--- WORK INSTRUCTIONS ---
Retype the whole listing verbatim and keep the pictures out of it.

-- begin MATERIAL --

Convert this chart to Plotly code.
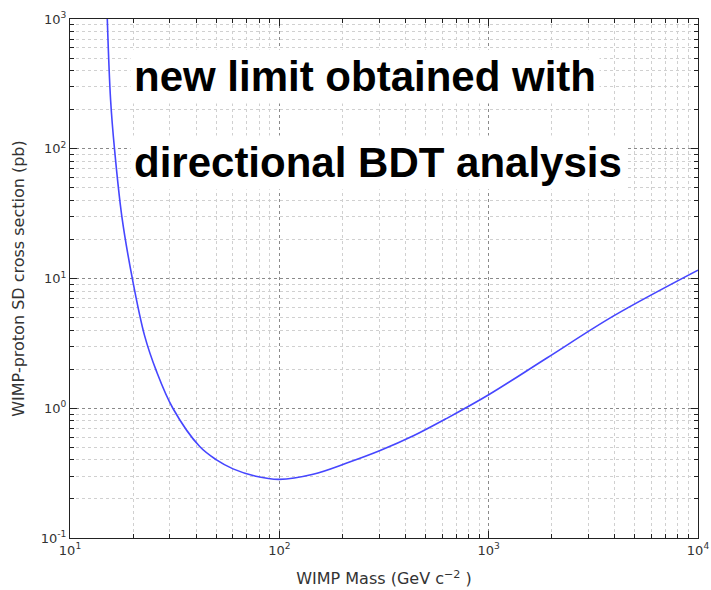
import plotly.graph_objects as go

# WIMP-proton spin-dependent exclusion limit from the directional BDT analysis
wimp_mass_gev = [15.07, 15.63, 16.33, 17.69, 19.85, 22.73, 25.85, 31.0, 41.65, 50.1,
                 60.1, 77.2, 100, 145, 210, 303, 437, 631, 1000, 1897, 3954, 10000]
sigma_sd_pb = [1000, 237.7, 97.9, 30.0, 10.0, 3.61, 1.94, 1.0, 0.507, 0.400,
               0.341, 0.299, 0.283, 0.310, 0.378, 0.472, 0.613, 0.836, 1.27, 2.44,
               5.15, 11.6]

x_major = [10, 100, 1000, 10000]
x_major_text = ["10<sup>1</sup>", "10<sup>2</sup>", "10<sup>3</sup>", "10<sup>4</sup>"]
y_major = [0.1, 1, 10, 100, 1000]
y_major_text = ["10<sup>-1</sup>", "10<sup>0</sup>", "10<sup>1</sup>",
                "10<sup>2</sup>", "10<sup>3</sup>"]

x_minor = [k * 10 ** e for e in range(1, 4) for k in range(2, 10)]
y_minor = [k * 10 ** e for e in range(-1, 3) for k in range(2, 10)]

annotation_lines = ["new limit obtained with", "directional BDT analysis"]

fig = go.Figure()
fig.add_trace(go.Scatter(
    x=wimp_mass_gev, y=sigma_sd_pb, mode="lines",
    line=dict(color="rgb(70,70,255)", width=1.6, shape="spline", smoothing=1.0),
    hoverinfo="x+y", showlegend=False,
))

axis_common = dict(
    type="log", automargin=False,
    showline=True, linecolor="#222222", linewidth=1.2, mirror="ticks",
    ticks="inside", ticklen=7, tickwidth=1, tickcolor="#222222",
    showgrid=True, gridcolor="#8a8a8a", griddash="dot", gridwidth=1,
    zeroline=False,
    tickfont=dict(family="DejaVu Sans", size=13, color="#333333"),
)

fig.update_xaxes(
    **axis_common,
    range=[1, 4],
    tickmode="array", tickvals=x_major, ticktext=x_major_text,
    minor=dict(tickmode="array", tickvals=x_minor, ticks="inside", ticklen=4,
               tickcolor="#222222", showgrid=True, gridcolor="#d0d0d0",
               griddash="dot", gridwidth=1),
    title=dict(text="WIMP Mass (GeV c<sup>−2</sup> )",
               font=dict(family="DejaVu Sans", size=16, color="#333333"),
               standoff=16),
)
fig.update_yaxes(
    **axis_common,
    range=[-1, 3],
    tickmode="array", tickvals=y_major, ticktext=y_major_text,
    minor=dict(tickmode="array", tickvals=y_minor, ticks="inside", ticklen=4,
               tickcolor="#222222", showgrid=True, gridcolor="#d0d0d0",
               griddash="dot", gridwidth=1),
    title=dict(text="WIMP-proton SD cross section (pb)",
               font=dict(family="DejaVu Sans", size=16, color="#333333"),
               standoff=12),
)

for text, ypos in zip(annotation_lines, [0.889, 0.724]):
    fig.add_annotation(
        text=text, xref="paper", yref="paper", x=0.096, y=ypos,
        xanchor="left", yanchor="middle", showarrow=False,
        font=dict(family="Liberation Sans", size=42, color="black", weight="bold"),
        bgcolor="white", borderpad=3,
    )

fig.update_layout(
    width=711, height=590,
    margin=dict(l=70, r=13, t=19, b=52),
    paper_bgcolor="white", plot_bgcolor="white",
)

fig.write_html("out.html")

-- end MATERIAL --

--- TASK ANSWER ---
Convert this chart to Plotly code.
import plotly.graph_objects as go

# WIMP-proton spin-dependent exclusion limit from the directional BDT analysis
wimp_mass_gev = [15.07, 15.63, 16.33, 17.69, 19.85, 22.73, 25.85, 31.0, 41.65, 50.1,
                 60.1, 77.2, 100, 145, 210, 303, 437, 631, 1000, 1897, 3954, 10000]
sigma_sd_pb = [1000, 237.7, 97.9, 30.0, 10.0, 3.61, 1.94, 1.0, 0.507, 0.400,
               0.341, 0.299, 0.283, 0.310, 0.378, 0.472, 0.613, 0.836, 1.27, 2.44,
               5.15, 11.6]

x_major = [10, 100, 1000, 10000]
x_major_text = ["10<sup>1</sup>", "10<sup>2</sup>", "10<sup>3</sup>", "10<sup>4</sup>"]
y_major = [0.1, 1, 10, 100, 1000]
y_major_text = ["10<sup>-1</sup>", "10<sup>0</sup>", "10<sup>1</sup>",
                "10<sup>2</sup>", "10<sup>3</sup>"]

x_minor = [k * 10 ** e for e in range(1, 4) for k in range(2, 10)]
y_minor = [k * 10 ** e for e in range(-1, 3) for k in range(2, 10)]

annotation_lines = ["new limit obtained with", "directional BDT analysis"]

fig = go.Figure()
fig.add_trace(go.Scatter(
    x=wimp_mass_gev, y=sigma_sd_pb, mode="lines",
    line=dict(color="rgb(70,70,255)", width=1.6, shape="spline", smoothing=1.0),
    hoverinfo="x+y", showlegend=False,
))

axis_common = dict(
    type="log", automargin=False,
    showline=True, linecolor="#222222", linewidth=1.2, mirror="ticks",
    ticks="inside", ticklen=7, tickwidth=1, tickcolor="#222222",
    showgrid=True, gridcolor="#8a8a8a", griddash="dot", gridwidth=1,
    zeroline=False,
    tickfont=dict(family="DejaVu Sans", size=13, color="#333333"),
)

fig.update_xaxes(
    **axis_common,
    range=[1, 4],
    tickmode="array", tickvals=x_major, ticktext=x_major_text,
    minor=dict(tickmode="array", tickvals=x_minor, ticks="inside", ticklen=4,
               tickcolor="#222222", showgrid=True, gridcolor="#d0d0d0",
               griddash="dot", gridwidth=1),
    title=dict(text="WIMP Mass (GeV c<sup>−2</sup> )",
               font=dict(family="DejaVu Sans", size=16, color="#333333"),
               standoff=16),
)
fig.update_yaxes(
    **axis_common,
    range=[-1, 3],
    tickmode="array", tickvals=y_major, ticktext=y_major_text,
    minor=dict(tickmode="array", tickvals=y_minor, ticks="inside", ticklen=4,
               tickcolor="#222222", showgrid=True, gridcolor="#d0d0d0",
               griddash="dot", gridwidth=1),
    title=dict(text="WIMP-proton SD cross section (pb)",
               font=dict(family="DejaVu Sans", size=16, color="#333333"),
               standoff=12),
)

for text, ypos in zip(annotation_lines, [0.889, 0.724]):
    fig.add_annotation(
        text=text, xref="paper", yref="paper", x=0.096, y=ypos,
        xanchor="left", yanchor="middle", showarrow=False,
        font=dict(family="Liberation Sans", size=42, color="black", weight="bold"),
        bgcolor="white", borderpad=3,
    )

fig.update_layout(
    width=711, height=590,
    margin=dict(l=70, r=13, t=19, b=52),
    paper_bgcolor="white", plot_bgcolor="white",
)

fig.write_html("out.html")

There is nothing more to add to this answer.